Written problem: Repeat the whole of the data, keeping every detail the same.

Dataset extract:
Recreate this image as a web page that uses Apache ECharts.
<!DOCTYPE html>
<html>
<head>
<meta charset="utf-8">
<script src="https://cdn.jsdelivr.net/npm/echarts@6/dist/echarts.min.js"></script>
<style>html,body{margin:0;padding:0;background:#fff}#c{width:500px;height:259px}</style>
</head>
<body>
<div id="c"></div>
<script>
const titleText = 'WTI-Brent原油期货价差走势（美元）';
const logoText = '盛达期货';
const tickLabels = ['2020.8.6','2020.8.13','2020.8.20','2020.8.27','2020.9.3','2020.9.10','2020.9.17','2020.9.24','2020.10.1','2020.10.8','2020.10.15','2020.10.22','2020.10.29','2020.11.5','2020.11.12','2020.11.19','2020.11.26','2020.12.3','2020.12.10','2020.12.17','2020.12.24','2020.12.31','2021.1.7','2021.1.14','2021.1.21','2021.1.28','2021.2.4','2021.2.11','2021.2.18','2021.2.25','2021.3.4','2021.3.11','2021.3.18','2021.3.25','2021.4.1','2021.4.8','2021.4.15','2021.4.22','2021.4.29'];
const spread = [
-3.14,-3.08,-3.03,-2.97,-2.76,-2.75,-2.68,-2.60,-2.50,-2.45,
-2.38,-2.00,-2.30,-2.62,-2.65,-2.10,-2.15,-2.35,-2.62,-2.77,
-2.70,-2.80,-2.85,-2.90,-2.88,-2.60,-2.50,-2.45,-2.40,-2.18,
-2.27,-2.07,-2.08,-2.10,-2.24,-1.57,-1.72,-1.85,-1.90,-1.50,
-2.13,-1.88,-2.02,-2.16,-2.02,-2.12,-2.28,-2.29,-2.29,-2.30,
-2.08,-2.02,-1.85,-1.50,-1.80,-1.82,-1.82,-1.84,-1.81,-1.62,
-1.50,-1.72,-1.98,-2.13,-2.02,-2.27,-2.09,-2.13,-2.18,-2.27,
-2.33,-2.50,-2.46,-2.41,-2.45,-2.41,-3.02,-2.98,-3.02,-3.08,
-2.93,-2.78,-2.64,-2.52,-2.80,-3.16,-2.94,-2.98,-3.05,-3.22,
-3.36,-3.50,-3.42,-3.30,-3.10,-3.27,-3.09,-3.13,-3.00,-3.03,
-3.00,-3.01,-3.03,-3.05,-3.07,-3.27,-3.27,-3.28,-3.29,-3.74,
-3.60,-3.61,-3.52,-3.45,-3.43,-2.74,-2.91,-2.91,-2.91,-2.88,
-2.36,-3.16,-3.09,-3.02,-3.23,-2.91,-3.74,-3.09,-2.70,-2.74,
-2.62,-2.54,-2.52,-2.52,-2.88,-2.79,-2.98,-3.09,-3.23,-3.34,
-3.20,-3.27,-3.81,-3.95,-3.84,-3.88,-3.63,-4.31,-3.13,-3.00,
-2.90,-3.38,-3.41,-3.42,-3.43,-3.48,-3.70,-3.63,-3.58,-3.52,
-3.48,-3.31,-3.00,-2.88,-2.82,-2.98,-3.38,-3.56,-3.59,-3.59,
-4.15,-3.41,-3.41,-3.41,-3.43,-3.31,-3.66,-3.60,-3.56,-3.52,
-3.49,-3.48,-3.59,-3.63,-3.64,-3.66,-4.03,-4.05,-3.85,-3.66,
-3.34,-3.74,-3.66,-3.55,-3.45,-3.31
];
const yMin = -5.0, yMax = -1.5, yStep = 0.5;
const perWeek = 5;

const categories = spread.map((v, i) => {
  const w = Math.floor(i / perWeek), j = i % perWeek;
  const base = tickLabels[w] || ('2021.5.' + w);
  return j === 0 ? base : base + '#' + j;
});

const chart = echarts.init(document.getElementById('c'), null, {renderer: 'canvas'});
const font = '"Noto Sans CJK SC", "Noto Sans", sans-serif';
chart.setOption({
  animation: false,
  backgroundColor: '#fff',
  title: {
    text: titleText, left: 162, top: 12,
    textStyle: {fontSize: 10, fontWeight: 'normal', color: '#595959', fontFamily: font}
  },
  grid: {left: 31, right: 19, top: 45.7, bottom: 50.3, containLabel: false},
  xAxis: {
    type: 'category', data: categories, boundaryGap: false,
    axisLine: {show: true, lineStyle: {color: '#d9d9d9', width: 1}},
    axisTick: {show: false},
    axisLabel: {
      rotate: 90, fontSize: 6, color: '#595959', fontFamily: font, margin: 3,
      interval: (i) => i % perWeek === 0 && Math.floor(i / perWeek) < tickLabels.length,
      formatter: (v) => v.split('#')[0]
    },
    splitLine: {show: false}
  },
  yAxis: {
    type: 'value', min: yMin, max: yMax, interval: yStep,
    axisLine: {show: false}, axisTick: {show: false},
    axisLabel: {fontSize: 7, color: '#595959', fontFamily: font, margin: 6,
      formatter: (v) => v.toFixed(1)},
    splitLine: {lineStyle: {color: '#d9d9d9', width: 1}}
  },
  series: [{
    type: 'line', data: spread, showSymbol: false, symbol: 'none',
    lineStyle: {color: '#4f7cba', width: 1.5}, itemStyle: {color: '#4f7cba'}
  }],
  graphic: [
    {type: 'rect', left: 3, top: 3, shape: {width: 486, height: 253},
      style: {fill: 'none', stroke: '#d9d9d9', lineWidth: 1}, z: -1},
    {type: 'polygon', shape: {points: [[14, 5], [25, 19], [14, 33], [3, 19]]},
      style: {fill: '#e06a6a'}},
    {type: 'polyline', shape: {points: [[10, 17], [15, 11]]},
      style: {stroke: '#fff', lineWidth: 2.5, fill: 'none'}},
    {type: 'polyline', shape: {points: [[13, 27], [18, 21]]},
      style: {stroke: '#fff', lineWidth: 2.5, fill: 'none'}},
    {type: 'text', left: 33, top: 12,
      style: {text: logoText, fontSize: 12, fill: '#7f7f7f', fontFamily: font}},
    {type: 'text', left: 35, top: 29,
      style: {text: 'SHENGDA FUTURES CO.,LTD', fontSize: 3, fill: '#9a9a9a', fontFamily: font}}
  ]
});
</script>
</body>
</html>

Finished answer:
Recreate this image as a web page that uses Apache ECharts.
<!DOCTYPE html>
<html>
<head>
<meta charset="utf-8">
<script src="https://cdn.jsdelivr.net/npm/echarts@6/dist/echarts.min.js"></script>
<style>html,body{margin:0;padding:0;background:#fff}#c{width:500px;height:259px}</style>
</head>
<body>
<div id="c"></div>
<script>
const titleText = 'WTI-Brent原油期货价差走势（美元）';
const logoText = '盛达期货';
const tickLabels = ['2020.8.6','2020.8.13','2020.8.20','2020.8.27','2020.9.3','2020.9.10','2020.9.17','2020.9.24','2020.10.1','2020.10.8','2020.10.15','2020.10.22','2020.10.29','2020.11.5','2020.11.12','2020.11.19','2020.11.26','2020.12.3','2020.12.10','2020.12.17','2020.12.24','2020.12.31','2021.1.7','2021.1.14','2021.1.21','2021.1.28','2021.2.4','2021.2.11','2021.2.18','2021.2.25','2021.3.4','2021.3.11','2021.3.18','2021.3.25','2021.4.1','2021.4.8','2021.4.15','2021.4.22','2021.4.29'];
const spread = [
-3.14,-3.08,-3.03,-2.97,-2.76,-2.75,-2.68,-2.60,-2.50,-2.45,
-2.38,-2.00,-2.30,-2.62,-2.65,-2.10,-2.15,-2.35,-2.62,-2.77,
-2.70,-2.80,-2.85,-2.90,-2.88,-2.60,-2.50,-2.45,-2.40,-2.18,
-2.27,-2.07,-2.08,-2.10,-2.24,-1.57,-1.72,-1.85,-1.90,-1.50,
-2.13,-1.88,-2.02,-2.16,-2.02,-2.12,-2.28,-2.29,-2.29,-2.30,
-2.08,-2.02,-1.85,-1.50,-1.80,-1.82,-1.82,-1.84,-1.81,-1.62,
-1.50,-1.72,-1.98,-2.13,-2.02,-2.27,-2.09,-2.13,-2.18,-2.27,
-2.33,-2.50,-2.46,-2.41,-2.45,-2.41,-3.02,-2.98,-3.02,-3.08,
-2.93,-2.78,-2.64,-2.52,-2.80,-3.16,-2.94,-2.98,-3.05,-3.22,
-3.36,-3.50,-3.42,-3.30,-3.10,-3.27,-3.09,-3.13,-3.00,-3.03,
-3.00,-3.01,-3.03,-3.05,-3.07,-3.27,-3.27,-3.28,-3.29,-3.74,
-3.60,-3.61,-3.52,-3.45,-3.43,-2.74,-2.91,-2.91,-2.91,-2.88,
-2.36,-3.16,-3.09,-3.02,-3.23,-2.91,-3.74,-3.09,-2.70,-2.74,
-2.62,-2.54,-2.52,-2.52,-2.88,-2.79,-2.98,-3.09,-3.23,-3.34,
-3.20,-3.27,-3.81,-3.95,-3.84,-3.88,-3.63,-4.31,-3.13,-3.00,
-2.90,-3.38,-3.41,-3.42,-3.43,-3.48,-3.70,-3.63,-3.58,-3.52,
-3.48,-3.31,-3.00,-2.88,-2.82,-2.98,-3.38,-3.56,-3.59,-3.59,
-4.15,-3.41,-3.41,-3.41,-3.43,-3.31,-3.66,-3.60,-3.56,-3.52,
-3.49,-3.48,-3.59,-3.63,-3.64,-3.66,-4.03,-4.05,-3.85,-3.66,
-3.34,-3.74,-3.66,-3.55,-3.45,-3.31
];
const yMin = -5.0, yMax = -1.5, yStep = 0.5;
const perWeek = 5;

const categories = spread.map((v, i) => {
  const w = Math.floor(i / perWeek), j = i % perWeek;
  const base = tickLabels[w] || ('2021.5.' + w);
  return j === 0 ? base : base + '#' + j;
});

const chart = echarts.init(document.getElementById('c'), null, {renderer: 'canvas'});
const font = '"Noto Sans CJK SC", "Noto Sans", sans-serif';
chart.setOption({
  animation: false,
  backgroundColor: '#fff',
  title: {
    text: titleText, left: 162, top: 12,
    textStyle: {fontSize: 10, fontWeight: 'normal', color: '#595959', fontFamily: font}
  },
  grid: {left: 31, right: 19, top: 45.7, bottom: 50.3, containLabel: false},
  xAxis: {
    type: 'category', data: categories, boundaryGap: false,
    axisLine: {show: true, lineStyle: {color: '#d9d9d9', width: 1}},
    axisTick: {show: false},
    axisLabel: {
      rotate: 90, fontSize: 6, color: '#595959', fontFamily: font, margin: 3,
      interval: (i) => i % perWeek === 0 && Math.floor(i / perWeek) < tickLabels.length,
      formatter: (v) => v.split('#')[0]
    },
    splitLine: {show: false}
  },
  yAxis: {
    type: 'value', min: yMin, max: yMax, interval: yStep,
    axisLine: {show: false}, axisTick: {show: false},
    axisLabel: {fontSize: 7, color: '#595959', fontFamily: font, margin: 6,
      formatter: (v) => v.toFixed(1)},
    splitLine: {lineStyle: {color: '#d9d9d9', width: 1}}
  },
  series: [{
    type: 'line', data: spread, showSymbol: false, symbol: 'none',
    lineStyle: {color: '#4f7cba', width: 1.5}, itemStyle: {color: '#4f7cba'}
  }],
  graphic: [
    {type: 'rect', left: 3, top: 3, shape: {width: 486, height: 253},
      style: {fill: 'none', stroke: '#d9d9d9', lineWidth: 1}, z: -1},
    {type: 'polygon', shape: {points: [[14, 5], [25, 19], [14, 33], [3, 19]]},
      style: {fill: '#e06a6a'}},
    {type: 'polyline', shape: {points: [[10, 17], [15, 11]]},
      style: {stroke: '#fff', lineWidth: 2.5, fill: 'none'}},
    {type: 'polyline', shape: {points: [[13, 27], [18, 21]]},
      style: {stroke: '#fff', lineWidth: 2.5, fill: 'none'}},
    {type: 'text', left: 33, top: 12,
      style: {text: logoText, fontSize: 12, fill: '#7f7f7f', fontFamily: font}},
    {type: 'text', left: 35, top: 29,
      style: {text: 'SHENGDA FUTURES CO.,LTD', fontSize: 3, fill: '#9a9a9a', fontFamily: font}}
  ]
});
</script>
</body>
</html>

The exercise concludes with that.